For thirteen years, the Canadian Armed Forces fought the Taliban in Afghanistan alongside the USA and other countries, but a critical piece of Canada’s involvement were thousands of Afghan interpreters who helped coalition forces.

But now the lives of those interpreters and their entire families are at risk because the Taliban is in power and looking for retribution.

“Almost like nine months ago the Taliban killed my father. He had left the market and they rode up on motorcycles and they shot him,” said one former interpreter speaking to CHEK News on the condition of anonymity.

The man helped Canadian and U.S. forces for a decade. He and his immediate family were accepted as refugees into the U.S., but that country won’t take the rest of his family.

Now, he desperately hopes Canada will fulfill a commitment to take 40,000 Afghan refugees, otherwise he says they are at constant risk of being hunted down by the Taliban.

“They will kill my brother and my family and they will make different problems for us,” the man added.

That’s where Campbell River’s Michelle Downey comes in. She met the man through a friend in Calgary who has worked to get other refugees out of the country.

Downey has secured sponsorship for nine of 17 family members the man needs to get out of Afghanistan, but they remain there in constant danger.

“They’re backlogged, they’re actually processing last year’s applicants so if you think of all these families that are in danger or in refugee camps or in Afghanistan they are sitting there at the mercy of IRCC right now,” Downey said.

The IRCC, or Immigration, Refugees and Citizenship Canada, is taking almost daily heat in the House of Commons.

“Will this immigration minister put aside their partisan rhetoric and get vulnerable Afghans to Canada now?” asked Frank Caputo, MP for Kamloops-Thompson-Cariboo in a recent Question Period.
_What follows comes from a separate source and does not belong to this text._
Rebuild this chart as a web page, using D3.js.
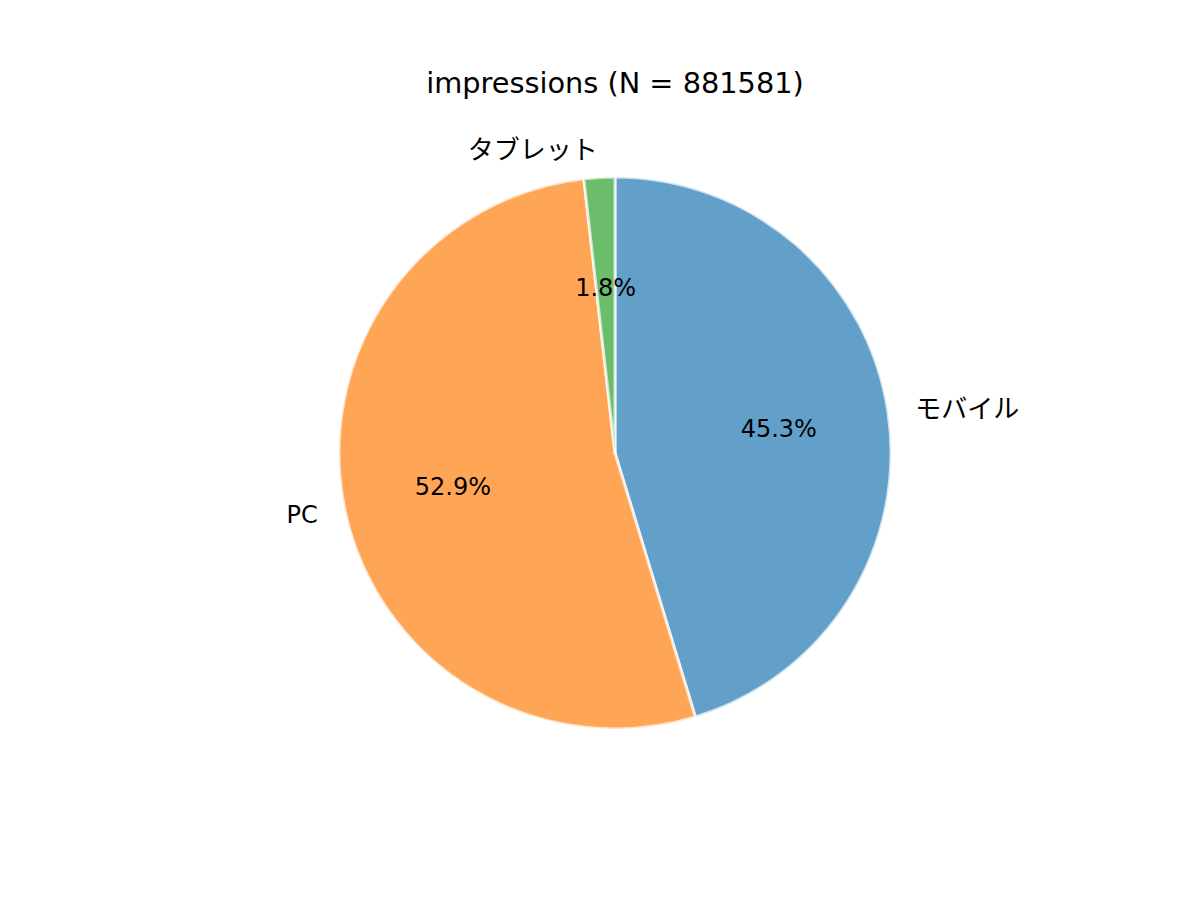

“We are committed to 40,000 and we will bring 40,000 Afghan refugees to Canada, Mr. Speaker,” replied Marie-France Lalonde, Parliamentary Secretary for the minister of immigration.

Only 31 per cent have arrived in Canada so far.

“I was shot in my hand by the Taliban and I was shot in my leg,” added the former Afghan interpreter who now works seven days a week to support his family with him in California and those still in Afghanistan. “I miss my family.”

In the meantime Michelle Downey also needs to raise another $45,000 to get those nine family members to Campbell River when the IRCC does give the green light.